Easy recipe to follow just keep in mind that if you have a small chicken (and not a four pounder like the original recipe asks for) watch the time the bird sits on the grill and be ready to use your gut instinct as to when you pull the chicken off.
1 Chicken butterflied
3 TBS Dijon Mustard
1 TBS Honey
2 TSP Soy Sauce
2 TBS Olive Oil
Salt & Pepper to taste
Flatten the chicken out, skin side up.
Whack it with your fist to crack the breastbone (for easier carving).
Fold the wing tips back and tuck them under the chicken.
Salt and pepper both sides.
Blend the mustard, honey, soy and oil. Brush generously on both sides of chicken.
Let sit at room temperature for an hour or so, or cover and refrigerate for several hours.
Roast over direct heat (no drip pan), at a grill temperature of 270 (about 300 dome).

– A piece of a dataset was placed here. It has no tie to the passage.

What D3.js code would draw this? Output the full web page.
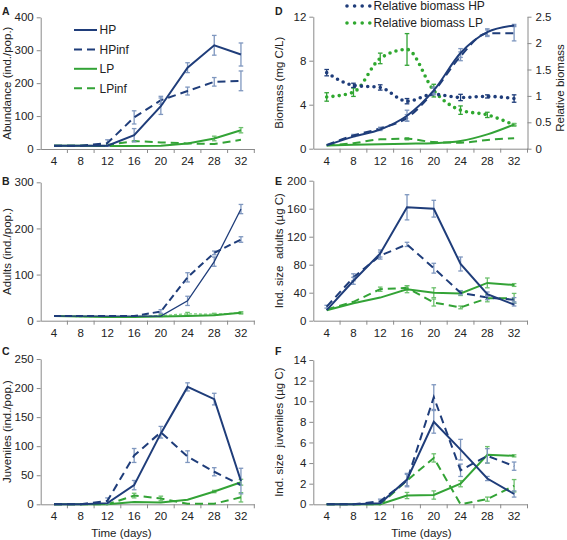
<!DOCTYPE html>
<html><head><meta charset="utf-8">
<script src="https://cdn.jsdelivr.net/npm/d3@7"></script>
<style>
body{margin:0;background:#fff;}
svg text{font-family:"Liberation Sans",Arial,sans-serif;white-space:pre;}
</style></head>
<body><svg id="c" width="567" height="540"></svg>
<script>
const days = [4,8,12,16,20,24,28,32];

// Panel A: abundance
const abundHP = [10,10,10,42,130,247,315,287];
const abundHPErr = [0,0,0,20,25,15,30,35];
const abundHPinf = [10,10,18,96,148,176,204,207];
const abundHPinfErr = [0,0,10,20,12,12,13,30];
const abundLP = [10,10,9,9,10,17,32,57];
const abundLPErr = [0,0,0,0,0,0,7,8];
const abundLPinf = [10,10,12,24,20,17,15,28];
const abundLPinfErr = [0,0,0,0,0,0,0,0];

// Panel B: adults
const adultsHP = [10,10,10,10,10,43,128,242];
const adultsHPErr = [0,0,0,0,0,10,10,10];
const adultsHPinf = [10,10,10,10,20,94,147,176];
const adultsHPinfErr = [0,0,0,0,4,10,4,6];
const adultsLP = [10,9,8,8,9,10,12,17];
const adultsLPErr = [0,0,0,0,0,0,0,2];
const adultsLPinf = [10,9,9,9,11,15,14,17];
const adultsLPinfErr = [0,0,0,0,2,3,2,2];

// Panel C: juveniles
const juvHP = [0,0,2,33,122,202,181,40];
const juvHPErr = [0,0,0,8,0,7,10,22];
const juvHPinf = [0,0,6,84,124,82,56,33];
const juvHPinfErr = [0,0,5,12,10,10,7,0];
const juvLP = [0,0,0,4,3,8,22,38];
const juvLPErr = [0,0,0,0,0,0,2,5];
const juvLPinf = [0,0,0,15,10,1,1,12];
const juvLPinfErr = [0,0,0,4,4,0,0,8];

// Panel D: biomass (left) and relative biomass (right)
const bioHP = [0.3,1.1,1.75,3.0,5.3,8.7,10.6,11.2];
const bioHPErr = [0,0,0.1,0.5,0.3,0.4,0.3,0.1];
const bioHPinf = [0.35,1.2,1.85,2.8,5.2,8.4,10.5,10.5];
const bioHPinfErr = [0,0.1,0.1,0.3,0.3,0.4,0.3,0.7];
const bioLP = [0.3,0.35,0.4,0.45,0.5,0.7,1.3,2.2];
const bioLPErr = [0,0,0,0,0,0,0,0.1];
const bioLPinf = [0.3,0.5,0.85,0.9,0.6,0.55,0.8,0.95];
const bioLPinfErr = [0,0,0,0.1,0,0,0,0];
const relHP = [1.44,1.2,1.16,0.9,1.03,0.97,0.99,0.95];
const relHPErr = [0.06,0.04,0.05,0.05,0,0.06,0.03,0.07];
const relLP = [0.98,1.07,1.71,1.88,1.1,0.73,0.64,0.45];
const relLPErr = [0.08,0.08,0.1,0.3,0.12,0.08,0.05,0.02];

// Panel E: individual size adults
const sizeAdHP = [15,57,96,162,160,81,38,23];
const sizeAdHPErr = [0,5,5,18,12,10,3,2];
const sizeAdHPinf = [20,62,93,109,75,40,33,30];
const sizeAdHPinfErr = [2,5,5,3,7,3,3,3];
const sizeAdLP = [15,25,33,45,40,39,54,51];
const sizeAdLPErr = [0,0,0,5,7,3,7,2];
const sizeAdLPinf = [16,27,45,47,26,19,32,32];
const sizeAdLPinfErr = [0,0,3,3,5,2,5,7];

// Panel F: individual size juveniles
const sizeJuvHP = [0,0,0.1,2.4,8.0,5.3,2.5,1.0];
const sizeJuvHPErr = [0,0,0,0.6,1.1,1.0,0.2,0.3];
const sizeJuvHPinf = [0,0,0.3,2.3,10.4,3.3,4.7,3.7];
const sizeJuvHPinfErr = [0,0,0.2,0.6,1.2,0.6,0.7,0.4];
const sizeJuvLP = [0,0,0,0.85,0.9,2.0,4.8,4.7];
const sizeJuvLPErr = [0,0,0,0.3,0.4,0.3,0.8,0.1];
const sizeJuvLPinf = [0,0,0,2.3,4.5,0,0.5,1.8];
const sizeJuvLPinfErr = [0,0,0,0,0.4,0,0.2,0.6];

const NAVY = "#1f3d7a", GREEN = "#33a336", NAVYERR = "#7f97bf", GREENERR = "#6cc06c", AXIS = "#8a8a8a", TXT = "#222";

const svg = d3.select("#c");

function drawPanel(o){
  const g = svg.append("g");
  const x = d3.scaleBand().domain(days).range([o.x0, o.x1]).padding(0);
  const y = d3.scaleLinear().domain([0, o.ymax]).range([o.yb, o.yt]);
  const cx = d => x(d) + x.bandwidth()/2;
  const ya = g.append("g").attr("transform", `translate(${o.x0},0)`)
    .call(d3.axisLeft(y).tickValues(o.yticks).tickSize(4).tickSizeOuter(0).tickPadding(3).tickFormat(o.yfmt || d3.format("d")));
  ya.select(".domain").attr("stroke", AXIS);
  ya.selectAll(".tick line").attr("stroke", AXIS);
  ya.selectAll("text").attr("font-size", 11.5).attr("fill", TXT).attr("font-family", "Liberation Sans, Arial");
  const xa = g.append("g").attr("transform", `translate(0,${o.yb})`)
    .call(d3.axisBottom(x).tickSize(0).tickPadding(8));
  xa.select(".domain").attr("stroke", AXIS);
  xa.selectAll("text").attr("font-size", 11.5).attr("fill", TXT).attr("font-family", "Liberation Sans, Arial");
  g.append("g").selectAll("line").data(days.slice(1).concat(["end"])).join("line")
    .attr("x1", d => d === "end" ? o.x1 : x(d)).attr("x2", d => d === "end" ? o.x1 : x(d))
    .attr("y1", o.yb).attr("y2", o.yb + 4).attr("stroke", AXIS);

  function series(vals, errs, color, errColor, dash, width, yy, curve){
    yy = yy || y;
    const line = d3.line().x((v,i) => cx(days[i])).y(v => yy(v));
    if (curve) line.curve(curve);
    const eg = g.append("g");
    days.forEach((d,i) => {
      const e = errs[i];
      if (!e) return;
      const px = cx(d), a = yy(vals[i]+e), b = yy(Math.max(0, vals[i]-e));
      eg.append("line").attr("x1", px).attr("x2", px).attr("y1", a).attr("y2", b).attr("stroke", errColor).attr("stroke-width", 1.3);
      eg.append("line").attr("x1", px-2.3).attr("x2", px+2.3).attr("y1", a).attr("y2", a).attr("stroke", errColor).attr("stroke-width", 1.3);
      eg.append("line").attr("x1", px-2.3).attr("x2", px+2.3).attr("y1", b).attr("y2", b).attr("stroke", errColor).attr("stroke-width", 1.3);
    });
    const p = g.append("path").datum(vals).attr("d", line).attr("fill", "none")
      .attr("stroke", color).attr("stroke-width", width);
    if (dash === "dot") p.attr("stroke-dasharray", "0,6.3").attr("stroke-linecap", "round").attr("stroke-width", 3.6);
    else if (dash) p.attr("stroke-dasharray", dash);
  }
  o.series.forEach(s => series(s.v, s.e, s.c, s.ec, s.dash, s.w || 2, s.right ? o.yr : null, o.curve));
  g.append("text").attr("x", o.lx).attr("y", o.ly).attr("font-weight", "bold").attr("font-size", 10.5).attr("fill", TXT).text(o.letter);
  g.append("text").attr("transform", `translate(${o.x0-30},${(o.yt+o.yb)/2}) rotate(-90)`)
    .attr("text-anchor", "middle").attr("font-size", 11.5).attr("fill", TXT).text(o.ylabel);
  if (o.xlabel) g.append("text").attr("x", o.xlabelX).attr("y", 537).attr("text-anchor", "middle")
    .attr("font-size", 11.5).attr("fill", TXT).text(o.xlabel);
  return {g, x, y, cx};
}

const L = {x0: 40.7, x1: 254.3}, R = {x0: 313.3, x1: 527.5};

// A
drawPanel({...L, yt: 17.3, yb: 149, ymax: 400, yticks: [0,100,200,300,400], letter: "A", lx: 2, ly: 15,
  ylabel: "Abundance (ind./pop.)",
  series: [
    {v: abundLP, e: abundLPErr, c: GREEN, ec: GREENERR},
    {v: abundLPinf, e: abundLPinfErr, c: GREEN, ec: GREENERR, dash: "8,5"},
    {v: abundHPinf, e: abundHPinfErr, c: NAVY, ec: NAVYERR, dash: "8,5"},
    {v: abundHP, e: abundHPErr, c: NAVY, ec: NAVYERR}
  ]});
const legA = [["HP", NAVY, null], ["HPinf", NAVY, "8,5"], ["LP", GREEN, null], ["LPinf", GREEN, "8,5"]];
legA.forEach((d,i) => {
  const yy = 30 + i*19.4;
  const l = svg.append("line").attr("x1", 74).attr("x2", 97).attr("y1", yy).attr("y2", yy).attr("stroke", d[1]).attr("stroke-width", 2);
  if (d[2]) l.attr("stroke-dasharray", d[2]);
  svg.append("text").attr("x", 99.5).attr("y", yy + 4.3).attr("font-size", 12).attr("fill", TXT).text(d[0]);
});

// B
drawPanel({...L, yt: 182.3, yb: 320.7, ymax: 300, yticks: [0,100,200,300], letter: "B", lx: 2, ly: 185,
  ylabel: "Adults (ind./pop.)",
  series: [
    {v: adultsLPinf, e: adultsLPinfErr, c: "#7ccf7c", ec: GREENERR, dash: "3,2", w: 1.3},
    {v: adultsLP, e: adultsLPErr, c: GREEN, ec: GREENERR},
    {v: adultsHPinf, e: adultsHPinfErr, c: NAVY, ec: NAVYERR, dash: "7,4"},
    {v: adultsHP, e: adultsHPErr, c: NAVY, ec: NAVYERR, w: 1.3}
  ]});

// C
drawPanel({...L, yt: 359, yb: 504.3, ymax: 250, yticks: [0,50,100,150,200,250], letter: "C", lx: 2, ly: 355,
  ylabel: "Juveniles (ind./pop.)", xlabel: "Time (days)", xlabelX: 121.5,
  series: [
    {v: juvLPinf, e: juvLPinfErr, c: GREEN, ec: GREENERR, dash: "8,5"},
    {v: juvLP, e: juvLPErr, c: GREEN, ec: GREENERR},
    {v: juvHPinf, e: juvHPinfErr, c: NAVY, ec: NAVYERR, dash: "8,5"},
    {v: juvHP, e: juvHPErr, c: NAVY, ec: NAVYERR}
  ]});

// D
const yrD = d3.scaleLinear().domain([0, 2.5]).range([148.7, 16.7]);
drawPanel({...R, yt: 16.7, yb: 148.7, ymax: 12, yticks: [0,4,8,12], letter: "D", lx: 275, ly: 15,
  ylabel: "Biomass (mg C/L)", yr: yrD, curve: d3.curveMonotoneX,
  series: [
    {v: relLP, e: relLPErr, c: "#2fa82f", ec: GREEN, dash: "dot", right: true},
    {v: relHP, e: relHPErr, c: NAVY, ec: NAVY, dash: "dot", right: true},
    {v: bioLPinf, e: bioLPinfErr, c: GREEN, ec: GREENERR, dash: "8,5"},
    {v: bioLP, e: bioLPErr, c: GREEN, ec: GREENERR},
    {v: bioHPinf, e: bioHPinfErr, c: NAVY, ec: NAVYERR, dash: "8,5"},
    {v: bioHP, e: bioHPErr, c: NAVY, ec: NAVYERR}
  ]});
const ra = svg.append("g").attr("transform", `translate(${R.x1},0)`)
  .call(d3.axisRight(yrD).tickValues([0,0.5,1,1.5,2,2.5]).tickSize(4).tickSizeOuter(0).tickPadding(4).tickFormat(d => d3.format("")(d)));
ra.select(".domain").attr("stroke", AXIS);
ra.selectAll(".tick line").attr("stroke", AXIS);
ra.selectAll("text").attr("font-size", 11.5).attr("fill", TXT).attr("font-family", "Liberation Sans, Arial");
svg.append("text").attr("transform", `translate(564,88) rotate(-90)`).attr("text-anchor", "middle")
  .attr("font-size", 11.5).attr("fill", TXT).text("Relative biomass");
[["Relative biomass HP", NAVY, 6], ["Relative biomass LP", "#2fa82f", 23]].forEach(d => {
  svg.append("line").attr("x1", 347).attr("x2", 370).attr("y1", d[2]).attr("y2", d[2]).attr("stroke", d[1])
    .attr("stroke-width", 3.6).attr("stroke-dasharray", "0,7.6").attr("stroke-linecap", "round");
  svg.append("text").attr("x", 373.5).attr("y", d[2] + 4.3).attr("font-size", 12).attr("fill", TXT).text(d[0]);
});

// E
drawPanel({...R, yt: 180.7, yb: 320.7, ymax: 200, yticks: [0,40,80,120,160,200], letter: "E", lx: 275, ly: 185,
  ylabel: "Ind. size  adults (µg C)",
  series: [
    {v: sizeAdLPinf, e: sizeAdLPinfErr, c: GREEN, ec: GREENERR, dash: "8,5"},
    {v: sizeAdLP, e: sizeAdLPErr, c: GREEN, ec: GREENERR},
    {v: sizeAdHPinf, e: sizeAdHPinfErr, c: NAVY, ec: NAVYERR, dash: "8,5"},
    {v: sizeAdHP, e: sizeAdHPErr, c: NAVY, ec: NAVYERR}
  ]});

// F
drawPanel({...R, yt: 360, yb: 504.3, ymax: 14, yticks: [0,2,4,6,8,10,12,14], letter: "F", lx: 275, ly: 355,
  ylabel: "Ind. size  juveniles (µg C)", xlabel: "Time (days)", xlabelX: 421.5,
  series: [
    {v: sizeJuvLPinf, e: sizeJuvLPinfErr, c: GREEN, ec: GREENERR, dash: "8,5"},
    {v: sizeJuvLP, e: sizeJuvLPErr, c: GREEN, ec: GREENERR},
    {v: sizeJuvHPinf, e: sizeJuvHPinfErr, c: NAVY, ec: NAVYERR, dash: "8,5"},
    {v: sizeJuvHP, e: sizeJuvHPErr, c: NAVY, ec: NAVYERR}
  ]});
</script></body></html>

Start skin side up; after 50-60 minutes, flip the skin side toward the coals. Roast another 30 minutes or so, until skin is golden brown and crispy and the meat is done to your liking. Now I skipped the last bit about roasting for another half hour. Our little bird was more than done without needing to flip it over. In fact, it tasted absolutely great after resting under a foil tent for 15 minutes. To accompany the honey mustard chicken we had garlic brown rice and roasted corn on the cob… Simple, tasty and all done under $20!
You’ll also love that our seven month old Kalyna really went nuts over this recipe. We took a bit of everything and pulsed it in the blender 2 or 3 times…she ate the entire bowl, smacking her lips and repeating “mmmmmm” over and over and over!